Depression Is More Than Just Sadness
Dr Marcus Tan, a Consultant Psychiatrist from Nobel Psychological Wellness Clinic, a member of Healthway Medical Group, speaks about depression.
When we are faced with difficult situations or losses, it is not unusual to feel sad or distressed as we attempt to adjust to the change in life circumstances. These situations or triggers can include the passing of a loved one, ending of a cherished relationship or losing of a job or role.
For most of us, this sadness is normal and temporary. It improves when we overcome our problems or have come to terms with these life changes.
What is Depression?
When sadness arises in the absence of a trigger, is out of proportion to the stressor or when it becomes persistent despite improvement in life circumstances, it calls for us to pay closer attention.
Sadness of this quality is termed depression, a common but serious and disabling medical condition that can be treated. Depression can negatively affect how we feel, the way we think and how we act. It can gradually lead to emotional, cognitive and physical problems, which in turn impacts our ability to function at work and social settings.
Types of Depression
Not everyone with depression experiences the same symptoms. There are several sub types of depression. Each is distinguished by its unique symptomatic pattern, course and severity.
Sub-types of depression include:
• Major depressive disorder – the most commonly known form of depression where the individual experiences depressed mood, alongside symptoms like loss of interest and low self-esteem across most situations.
• Dysthymia – a chronic, persistent form of depression where the individual experiences low grade depressive symptoms.
• Bipolar depression – a depressive state that occurs as part of Bipolar Disorder. Atypical symptoms of depression e.g. excessive need for sleep and increased appetite can be present.
What Are the Tell-Tale Signs of Depression?
The symptoms which suggest that one may be experiencing clinical depression rather than normal sadness include:
▪ Depressed mood across most if not all situations
▪ Loss of interest or pleasure inactivities once enjoyed
▪ Changes in appetite (e.g. weight loss or weight gain unrelated to lifestyle change or diet)
▪ Difficulty sleeping or sleeping too much
▪ Getting tired easily or feeling a lack of energy
▪ Increased irritability
▪ Feeling more anxious or worrisome
▪ Trouble thinking, concentrating or making decisions
▪ Feeling worthless
▪ Feeling inappropriate guilt
▪ Having suicidal thoughts
These symptoms can vary from mild to severe and must exist for at least 2 weeks to qualify for a diagnosis of depression.

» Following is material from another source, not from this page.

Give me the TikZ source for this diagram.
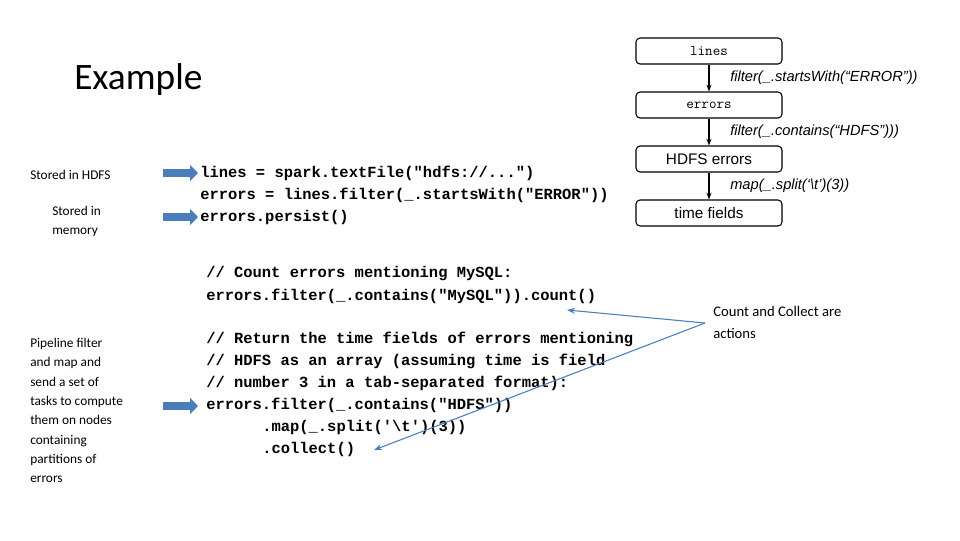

Depression Is Not Uncommon
Depression can affect anyone, even people who appear to “have it all”. It can occur at any age or phase in our lives. Risk factors ranging from genetics, brain biochemistry and adverse environmental factors have been identified to play a causative or contributing role.
How is Depression Diagnosed?
Assessment for depression involves a detailed interview, physical examination and medical history-taking. Specific questions about family, cultural and environmental circumstances will be asked during the interview. In some cases, blood tests or even imaging studies are done to ensure that the depressive symptoms are not due to other medical conditions such as thyroid disorder or diabetes mellitus.
These assessments will help the doctor or psychologist to tailor a holistic treatment plan for the affected individual.
How is Depression Treated?
Much like a common cold, depression is highly treatable. With prescribed treatment, almost all patients can experience some form of symptomatic relief. About 9 out of 10 eventually respond well to treatment.
Treatment methods usually include psychotherapy, antidepressant medication and/or physical treatments.
- Psychotherapy – or talk therapy which aims to help the individuals to understand their situation and to formulate coping strategies.
- Anti-depressant medications – Help correct brain chemistry imbalances that are now known to have contributed to depressive symptoms. These are not sedatives or tranquillizers and are not habit forming.
- Electro-convulsive therapy – An effective physical treatment or procedure most commonly used on those who have severe or bipolar depression. It is also for individuals who have not responded well to other forms of treatments.
There are many things people can do to help themselves feel better, along with medical treatment.
People with depression can:
- Start exercising regularly
- Get adequate sleep
- Maintain a healthy diet
- Avoid energy sapping substances such as alcohol
“Like any medical illness, early evaluation and treatment can help reduce unnecessary distress. The first step to recovery is a call to the doctor’s or psychologist’s office to get professional help right away”, advises Dr Marcus.
Dr Marcus Tan
Dr Marcus Tan practiced psychiatry at the Institute of Mental Health, Singapore (IMH), specifically in the areas of general and forensic psychiatry. He is also trained in geriatric psychiatry, child and adolescent psychiatry, military psychiatry and liaison psychiatry. His interests include mood and anxiety disorders, psychotic disorders and stress disorders. He also manages insomnia and has a special interest in culture bound phenomenon.
Presently, his focus is on increasing awareness of psychiatric conditions and improving mental healthcare delivery in the community.